::: Source material :::

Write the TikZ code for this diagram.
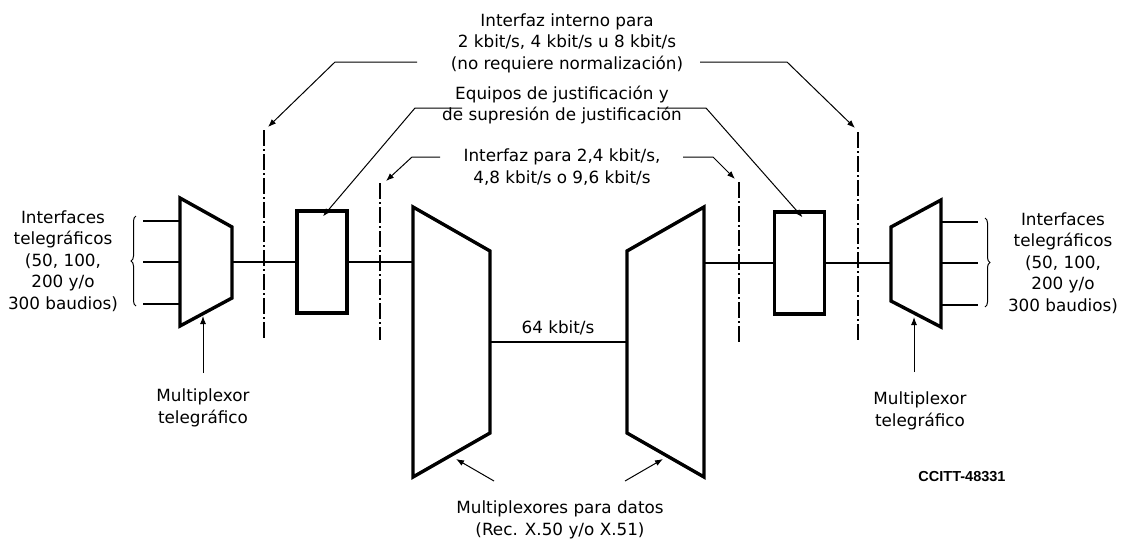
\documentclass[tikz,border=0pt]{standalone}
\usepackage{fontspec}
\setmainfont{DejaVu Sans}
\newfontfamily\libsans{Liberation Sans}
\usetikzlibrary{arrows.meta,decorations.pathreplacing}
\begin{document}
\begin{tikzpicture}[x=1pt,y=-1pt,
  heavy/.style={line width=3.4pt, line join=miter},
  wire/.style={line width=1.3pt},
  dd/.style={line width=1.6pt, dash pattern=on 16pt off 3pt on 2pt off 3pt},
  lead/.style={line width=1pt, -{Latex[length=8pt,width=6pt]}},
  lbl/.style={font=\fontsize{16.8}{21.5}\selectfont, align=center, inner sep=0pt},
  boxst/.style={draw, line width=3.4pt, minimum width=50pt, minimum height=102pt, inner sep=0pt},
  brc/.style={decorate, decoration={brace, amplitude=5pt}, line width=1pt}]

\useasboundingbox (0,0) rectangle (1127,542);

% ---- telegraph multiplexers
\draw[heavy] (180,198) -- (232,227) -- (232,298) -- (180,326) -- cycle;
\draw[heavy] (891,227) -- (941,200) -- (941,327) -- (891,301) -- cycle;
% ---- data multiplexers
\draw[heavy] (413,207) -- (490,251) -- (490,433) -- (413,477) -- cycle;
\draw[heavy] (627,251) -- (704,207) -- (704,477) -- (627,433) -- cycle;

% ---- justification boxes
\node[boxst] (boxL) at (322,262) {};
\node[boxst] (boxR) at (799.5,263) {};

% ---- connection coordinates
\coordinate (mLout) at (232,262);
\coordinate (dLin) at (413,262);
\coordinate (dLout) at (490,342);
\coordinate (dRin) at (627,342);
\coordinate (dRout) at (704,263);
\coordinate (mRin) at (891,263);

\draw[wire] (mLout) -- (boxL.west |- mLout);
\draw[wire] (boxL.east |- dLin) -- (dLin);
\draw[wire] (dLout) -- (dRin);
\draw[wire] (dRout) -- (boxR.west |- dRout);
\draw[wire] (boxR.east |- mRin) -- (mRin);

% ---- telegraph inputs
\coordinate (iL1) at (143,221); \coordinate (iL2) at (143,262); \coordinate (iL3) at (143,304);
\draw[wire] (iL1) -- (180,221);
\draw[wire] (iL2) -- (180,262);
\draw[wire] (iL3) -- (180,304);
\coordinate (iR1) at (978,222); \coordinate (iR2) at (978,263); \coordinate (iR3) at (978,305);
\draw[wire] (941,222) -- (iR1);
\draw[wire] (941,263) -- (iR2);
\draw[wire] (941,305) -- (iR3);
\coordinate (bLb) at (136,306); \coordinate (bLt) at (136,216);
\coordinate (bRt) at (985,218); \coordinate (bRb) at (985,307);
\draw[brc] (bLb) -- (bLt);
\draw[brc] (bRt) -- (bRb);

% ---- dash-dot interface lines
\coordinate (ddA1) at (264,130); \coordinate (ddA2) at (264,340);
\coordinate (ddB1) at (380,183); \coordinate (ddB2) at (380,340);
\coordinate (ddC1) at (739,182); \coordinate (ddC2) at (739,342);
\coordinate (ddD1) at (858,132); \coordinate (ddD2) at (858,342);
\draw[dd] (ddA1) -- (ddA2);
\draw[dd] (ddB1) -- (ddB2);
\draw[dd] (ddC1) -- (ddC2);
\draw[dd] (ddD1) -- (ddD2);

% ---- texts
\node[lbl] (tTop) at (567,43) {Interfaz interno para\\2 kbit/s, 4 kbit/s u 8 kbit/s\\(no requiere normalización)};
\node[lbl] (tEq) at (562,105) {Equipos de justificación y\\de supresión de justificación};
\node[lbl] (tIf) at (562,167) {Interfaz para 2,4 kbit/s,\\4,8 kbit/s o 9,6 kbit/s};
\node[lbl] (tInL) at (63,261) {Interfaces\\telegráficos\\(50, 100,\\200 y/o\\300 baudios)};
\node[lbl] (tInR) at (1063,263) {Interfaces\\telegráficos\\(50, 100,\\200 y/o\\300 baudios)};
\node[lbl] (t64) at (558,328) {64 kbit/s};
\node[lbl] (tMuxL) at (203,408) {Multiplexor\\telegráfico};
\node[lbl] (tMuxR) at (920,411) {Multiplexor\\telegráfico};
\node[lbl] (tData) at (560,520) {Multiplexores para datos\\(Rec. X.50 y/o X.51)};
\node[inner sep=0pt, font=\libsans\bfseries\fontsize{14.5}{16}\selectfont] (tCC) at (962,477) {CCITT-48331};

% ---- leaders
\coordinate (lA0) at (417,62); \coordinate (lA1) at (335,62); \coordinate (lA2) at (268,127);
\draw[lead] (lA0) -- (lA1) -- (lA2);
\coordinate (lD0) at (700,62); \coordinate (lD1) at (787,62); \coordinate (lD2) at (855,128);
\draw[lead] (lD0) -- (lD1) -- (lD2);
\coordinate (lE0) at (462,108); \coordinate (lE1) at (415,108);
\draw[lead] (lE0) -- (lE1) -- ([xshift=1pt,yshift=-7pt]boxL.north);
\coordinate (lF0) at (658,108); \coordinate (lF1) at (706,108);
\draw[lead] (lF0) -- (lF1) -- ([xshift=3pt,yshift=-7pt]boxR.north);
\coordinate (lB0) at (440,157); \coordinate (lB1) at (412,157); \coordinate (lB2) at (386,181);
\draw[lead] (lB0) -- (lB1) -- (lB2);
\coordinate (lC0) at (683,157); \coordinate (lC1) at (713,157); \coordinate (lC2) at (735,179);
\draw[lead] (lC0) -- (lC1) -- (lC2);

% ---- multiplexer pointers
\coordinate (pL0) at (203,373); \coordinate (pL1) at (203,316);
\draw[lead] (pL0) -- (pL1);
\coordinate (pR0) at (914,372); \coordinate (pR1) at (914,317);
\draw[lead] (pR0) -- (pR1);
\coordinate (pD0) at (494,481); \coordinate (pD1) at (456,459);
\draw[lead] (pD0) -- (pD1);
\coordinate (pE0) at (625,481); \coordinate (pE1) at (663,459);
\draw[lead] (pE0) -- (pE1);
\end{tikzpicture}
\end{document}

:::

Quote everything in the listing above exactly; pictures are the only thing to omit.

Write the TikZ code for this diagram.
\documentclass[tikz,border=0pt]{standalone}
\usepackage{fontspec}
\setmainfont{DejaVu Sans}
\newfontfamily\libsans{Liberation Sans}
\usetikzlibrary{arrows.meta,decorations.pathreplacing}
\begin{document}
\begin{tikzpicture}[x=1pt,y=-1pt,
  heavy/.style={line width=3.4pt, line join=miter},
  wire/.style={line width=1.3pt},
  dd/.style={line width=1.6pt, dash pattern=on 16pt off 3pt on 2pt off 3pt},
  lead/.style={line width=1pt, -{Latex[length=8pt,width=6pt]}},
  lbl/.style={font=\fontsize{16.8}{21.5}\selectfont, align=center, inner sep=0pt},
  boxst/.style={draw, line width=3.4pt, minimum width=50pt, minimum height=102pt, inner sep=0pt},
  brc/.style={decorate, decoration={brace, amplitude=5pt}, line width=1pt}]

\useasboundingbox (0,0) rectangle (1127,542);

% ---- telegraph multiplexers
\draw[heavy] (180,198) -- (232,227) -- (232,298) -- (180,326) -- cycle;
\draw[heavy] (891,227) -- (941,200) -- (941,327) -- (891,301) -- cycle;
% ---- data multiplexers
\draw[heavy] (413,207) -- (490,251) -- (490,433) -- (413,477) -- cycle;
\draw[heavy] (627,251) -- (704,207) -- (704,477) -- (627,433) -- cycle;

% ---- justification boxes
\node[boxst] (boxL) at (322,262) {};
\node[boxst] (boxR) at (799.5,263) {};

% ---- connection coordinates
\coordinate (mLout) at (232,262);
\coordinate (dLin) at (413,262);
\coordinate (dLout) at (490,342);
\coordinate (dRin) at (627,342);
\coordinate (dRout) at (704,263);
\coordinate (mRin) at (891,263);

\draw[wire] (mLout) -- (boxL.west |- mLout);
\draw[wire] (boxL.east |- dLin) -- (dLin);
\draw[wire] (dLout) -- (dRin);
\draw[wire] (dRout) -- (boxR.west |- dRout);
\draw[wire] (boxR.east |- mRin) -- (mRin);

% ---- telegraph inputs
\coordinate (iL1) at (143,221); \coordinate (iL2) at (143,262); \coordinate (iL3) at (143,304);
\draw[wire] (iL1) -- (180,221);
\draw[wire] (iL2) -- (180,262);
\draw[wire] (iL3) -- (180,304);
\coordinate (iR1) at (978,222); \coordinate (iR2) at (978,263); \coordinate (iR3) at (978,305);
\draw[wire] (941,222) -- (iR1);
\draw[wire] (941,263) -- (iR2);
\draw[wire] (941,305) -- (iR3);
\coordinate (bLb) at (136,306); \coordinate (bLt) at (136,216);
\coordinate (bRt) at (985,218); \coordinate (bRb) at (985,307);
\draw[brc] (bLb) -- (bLt);
\draw[brc] (bRt) -- (bRb);

% ---- dash-dot interface lines
\coordinate (ddA1) at (264,130); \coordinate (ddA2) at (264,340);
\coordinate (ddB1) at (380,183); \coordinate (ddB2) at (380,340);
\coordinate (ddC1) at (739,182); \coordinate (ddC2) at (739,342);
\coordinate (ddD1) at (858,132); \coordinate (ddD2) at (858,342);
\draw[dd] (ddA1) -- (ddA2);
\draw[dd] (ddB1) -- (ddB2);
\draw[dd] (ddC1) -- (ddC2);
\draw[dd] (ddD1) -- (ddD2);

% ---- texts
\node[lbl] (tTop) at (567,43) {Interfaz interno para\\2 kbit/s, 4 kbit/s u 8 kbit/s\\(no requiere normalización)};
\node[lbl] (tEq) at (562,105) {Equipos de justificación y\\de supresión de justificación};
\node[lbl] (tIf) at (562,167) {Interfaz para 2,4 kbit/s,\\4,8 kbit/s o 9,6 kbit/s};
\node[lbl] (tInL) at (63,261) {Interfaces\\telegráficos\\(50, 100,\\200 y/o\\300 baudios)};
\node[lbl] (tInR) at (1063,263) {Interfaces\\telegráficos\\(50, 100,\\200 y/o\\300 baudios)};
\node[lbl] (t64) at (558,328) {64 kbit/s};
\node[lbl] (tMuxL) at (203,408) {Multiplexor\\telegráfico};
\node[lbl] (tMuxR) at (920,411) {Multiplexor\\telegráfico};
\node[lbl] (tData) at (560,520) {Multiplexores para datos\\(Rec. X.50 y/o X.51)};
\node[inner sep=0pt, font=\libsans\bfseries\fontsize{14.5}{16}\selectfont] (tCC) at (962,477) {CCITT-48331};

% ---- leaders
\coordinate (lA0) at (417,62); \coordinate (lA1) at (335,62); \coordinate (lA2) at (268,127);
\draw[lead] (lA0) -- (lA1) -- (lA2);
\coordinate (lD0) at (700,62); \coordinate (lD1) at (787,62); \coordinate (lD2) at (855,128);
\draw[lead] (lD0) -- (lD1) -- (lD2);
\coordinate (lE0) at (462,108); \coordinate (lE1) at (415,108);
\draw[lead] (lE0) -- (lE1) -- ([xshift=1pt,yshift=-7pt]boxL.north);
\coordinate (lF0) at (658,108); \coordinate (lF1) at (706,108);
\draw[lead] (lF0) -- (lF1) -- ([xshift=3pt,yshift=-7pt]boxR.north);
\coordinate (lB0) at (440,157); \coordinate (lB1) at (412,157); \coordinate (lB2) at (386,181);
\draw[lead] (lB0) -- (lB1) -- (lB2);
\coordinate (lC0) at (683,157); \coordinate (lC1) at (713,157); \coordinate (lC2) at (735,179);
\draw[lead] (lC0) -- (lC1) -- (lC2);

% ---- multiplexer pointers
\coordinate (pL0) at (203,373); \coordinate (pL1) at (203,316);
\draw[lead] (pL0) -- (pL1);
\coordinate (pR0) at (914,372); \coordinate (pR1) at (914,317);
\draw[lead] (pR0) -- (pR1);
\coordinate (pD0) at (494,481); \coordinate (pD1) at (456,459);
\draw[lead] (pD0) -- (pD1);
\coordinate (pE0) at (625,481); \coordinate (pE1) at (663,459);
\draw[lead] (pE0) -- (pE1);
\end{tikzpicture}
\end{document}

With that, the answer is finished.